*WRITTEN INSTRUCTION*:
List each line of the data that holds the string "chart".

*INFORMATION PROVIDED*:
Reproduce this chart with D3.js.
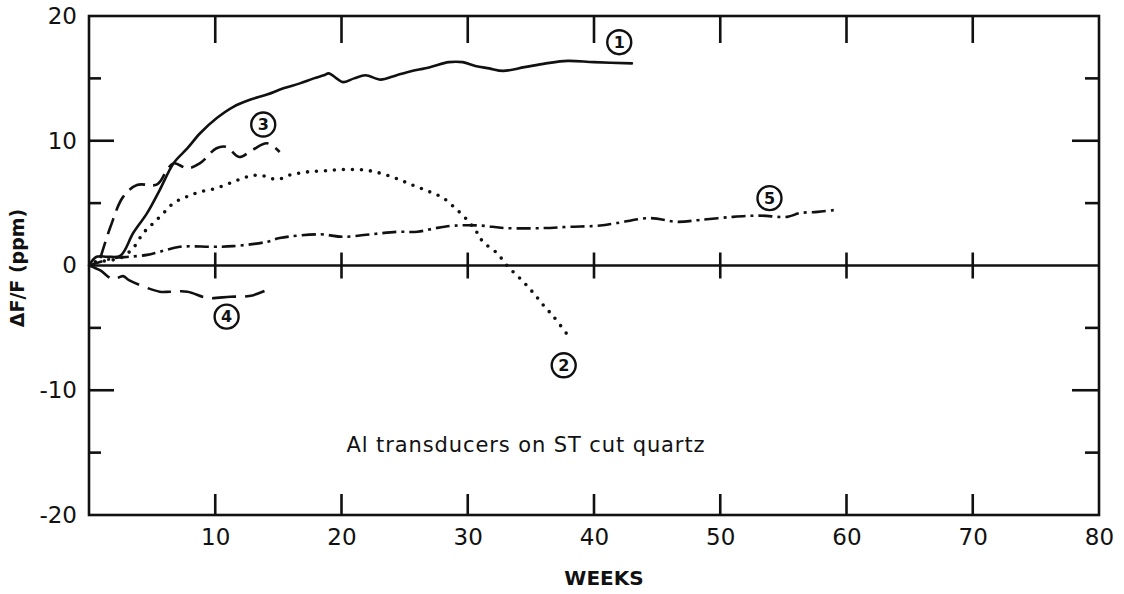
<!DOCTYPE html>
<html><head><meta charset="utf-8">
<script src="https://cdn.jsdelivr.net/npm/d3@7/dist/d3.min.js"></script>
<style>
html,body{margin:0;padding:0;background:#fff;}
svg{display:block;}
text{font-family:"DejaVu Sans",sans-serif;fill:#111;}
</style></head>
<body>
<svg id="chart" width="1124" height="594"></svg>
<script>
// ---- data (weeks, ΔF/F ppm) ----
const xTickValues = [10,20,30,40,50,60,70,80];
const yTickLabels = [20,10,0,-10,-20];
const yMinorTicks = [15,5,-5,-15];

const c1Weeks = [0,0.6,1.5,2.5,3.5,4.6,5.6,6.7,7.8,8.8,10.1,11.4,12.8,14.1,15.4,16.7,17.8,18.6,19.0,19.6,20.1,21.0,21.9,23.1,24.2,25.2,27.0,28.5,29.6,30.6,31.7,32.8,34.5,36.2,37.9,40.0,43.0];
const c1Vals  = [0,0.7,0.7,0.8,2.6,4.2,6.05,8.2,9.4,10.6,11.8,12.7,13.3,13.7,14.2,14.6,15.0,15.25,15.4,15.0,14.7,15.0,15.25,14.9,15.2,15.5,15.9,16.3,16.3,16.0,15.8,15.6,15.9,16.2,16.4,16.3,16.2];

const c2Weeks = [0.5,1.5,2.5,3.5,4.3,5.1,5.9,6.7,7.7,8.8,10.1,11.4,12.5,13.5,14.9,15.9,17.3,18.8,20.4,22.2,24.0,25.5,27.0,28.0,29.0,30.0,30.7,31.2,32.3,33.2,34.3,35.2,36.0,36.8,38.0];
const c2Vals  = [0.3,0.4,0.6,1.4,2.6,3.4,4.2,5.0,5.5,5.9,6.2,6.7,7.1,7.25,6.9,7.25,7.5,7.6,7.7,7.6,7.1,6.5,5.9,5.45,4.6,3.6,2.7,1.9,1.0,-0.1,-1.2,-2.2,-3.2,-4.1,-5.7];

const c3Weeks = [0.9,1.7,2.7,3.8,5.4,6.2,6.7,7.8,8.8,10.1,10.9,11.9,13.0,14.1,15.1];
const c3Vals  = [0.6,3.1,5.5,6.45,6.5,7.7,8.2,7.8,8.2,9.4,9.5,8.7,9.3,9.8,9.1];

const c4Weeks = [0,0.9,1.9,2.7,3.2,5.6,6.4,7.8,9.4,11.2,12.7,13.9];
const c4Vals  = [0,-0.4,-1.1,-0.85,-1.2,-2.1,-2.1,-2.1,-2.6,-2.5,-2.45,-2.05];

const c5Weeks = [0,2.0,3.2,4.6,5.6,7.2,9.8,11.4,14.1,15.1,18.3,20.1,22.3,24.4,26.0,27.5,29.0,31.0,33.0,36.0,38.0,40.5,41.8,44.4,46.6,48.4,51.0,53.1,55.3,56.3,57.7,59.1];
const c5Vals  = [0,0.6,0.7,0.85,1.1,1.5,1.5,1.55,1.9,2.2,2.5,2.3,2.5,2.7,2.7,3.0,3.2,3.2,3.0,3.0,3.1,3.2,3.4,3.8,3.5,3.65,3.9,4.0,3.9,4.2,4.3,4.45];

const curveLabels = ["1","2","3","4","5"];
const labelWeeks = [42.0,37.6,13.8,10.9,53.9];
const labelVals  = [17.9,-8.0,11.3,-4.1,5.4];

const xLabel = "WEEKS";
const yLabel = "ΔF/F (ppm)";
const note = "Al transducers on ST cut quartz";

// ---- layout ----
const svg = d3.select("#chart");
const x = d3.scaleLinear().domain([0,80]).range([89,1099]);
const y = d3.scaleLinear().domain([-20,20]).range([515,16]);
const SW = 2.6;
const fmt = d => String(d); // plain hyphen-minus as in the original

// frame
svg.append("rect").attr("x",x(0)).attr("y",y(20)).attr("width",x(80)-x(0)).attr("height",y(-20)-y(20))
  .attr("fill","none").attr("stroke","#111").attr("stroke-width",SW);
// zero line
svg.append("line").attr("x1",x(0)).attr("x2",x(80)).attr("y1",y(0)).attr("y2",y(0))
  .attr("stroke","#111").attr("stroke-width",SW);

const inner = xTickValues.filter(d=>d<80);
// top ticks
svg.selectAll(".tt").data(inner).join("line")
  .attr("x1",d=>x(d)).attr("x2",d=>x(d)).attr("y1",y(20)).attr("y2",y(20)+27)
  .attr("stroke","#111").attr("stroke-width",SW);
// zero-line crossing ticks
svg.selectAll(".zt").data(inner).join("line")
  .attr("x1",d=>x(d)).attr("x2",d=>x(d)).attr("y1",y(0)-13).attr("y2",y(0)+13)
  .attr("stroke","#111").attr("stroke-width",SW);

// bottom axis with inward ticks
const xAxis = d3.axisBottom(x).tickValues(xTickValues).tickSize(0).tickPadding(14).tickFormat(fmt);
const gx = svg.append("g").attr("transform",`translate(0,${y(-20)})`).call(xAxis);
gx.select(".domain").remove();
gx.selectAll("text").attr("font-size",23).attr("fill","#111").attr("dy","0.71em").style("font-family","'DejaVu Sans',sans-serif");
svg.selectAll(".bt").data(inner).join("line")
  .attr("x1",d=>x(d)).attr("x2",d=>x(d)).attr("y1",y(-20)).attr("y2",y(-20)-21)
  .attr("stroke","#111").attr("stroke-width",SW);

// left axis labels
const yAxis = d3.axisLeft(y).tickValues(yTickLabels).tickSize(0).tickPadding(12).tickFormat(fmt);
const gy = svg.append("g").attr("transform",`translate(${x(0)},0)`).call(yAxis);
gy.select(".domain").remove();
gy.selectAll("text").attr("font-size",23).attr("fill","#111").style("font-family","'DejaVu Sans',sans-serif");

// left & right inward ticks
const majorY = [10,-10], minorY = yMinorTicks;
[[majorY,25],[minorY,12]].forEach(([vals,len])=>{
  svg.selectAll(null).data(vals).join("line")
    .attr("x1",x(0)).attr("x2",x(0)+len).attr("y1",d=>y(d)).attr("y2",d=>y(d))
    .attr("stroke","#111").attr("stroke-width",SW);
  svg.selectAll(null).data(vals).join("line")
    .attr("x1",x(80)).attr("x2",x(80)-len-2).attr("y1",d=>y(d)).attr("y2",d=>y(d))
    .attr("stroke","#111").attr("stroke-width",SW);
});

// curves
const line = d3.line().x(d=>x(d[0])).y(d=>y(d[1])).curve(d3.curveCatmullRom.alpha(0.5));
const zip = (a,b)=>a.map((v,i)=>[v,b[i]]);
const series = [
  {w:c1Weeks,v:c1Vals,dash:null,cap:"round"},
  {w:c2Weeks,v:c2Vals,dash:"0 9",cap:"round",width:3.6},
  {w:c3Weeks,v:c3Vals,dash:"17 8",cap:"butt"},
  {w:c4Weeks,v:c4Vals,dash:"24 9",cap:"butt"},
  {w:c5Weeks,v:c5Vals,dash:"14 5 3 5",cap:"butt"}
];
series.forEach(s=>{
  svg.append("path").attr("d",line(zip(s.w,s.v))).attr("fill","none")
    .attr("stroke","#111").attr("stroke-width",s.width||2.6)
    .attr("stroke-linecap",s.cap).attr("stroke-linejoin","round")
    .attr("stroke-dasharray",s.dash);
});

// circled labels
const lg = svg.selectAll(".cl").data(curveLabels).join("g")
  .attr("transform",(d,i)=>`translate(${x(labelWeeks[i])},${y(labelVals[i])})`);
lg.append("circle").attr("r",12).attr("fill","#fff").attr("stroke","#111").attr("stroke-width",2.4);
lg.append("text").text(d=>d).attr("text-anchor","middle").attr("dy","0.36em")
  .attr("font-size",16).attr("font-weight","bold");

// titles
svg.append("text").attr("x",604).attr("y",585).attr("text-anchor","middle")
  .attr("font-size",20).attr("font-weight","bold").text(xLabel);
svg.append("text").attr("transform","translate(24,268) rotate(-90)").attr("text-anchor","middle")
  .attr("font-size",19).attr("font-weight","bold").text(yLabel);
svg.append("text").attr("x",526).attr("y",452).attr("text-anchor","middle")
  .attr("font-size",21).attr("letter-spacing",0.9).text(note);
</script>
</body></html>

*CORRECT RESULT*:
Reproduce this chart with D3.js.
<svg id="chart" width="1124" height="594"></svg>
const svg = d3.select("#chart");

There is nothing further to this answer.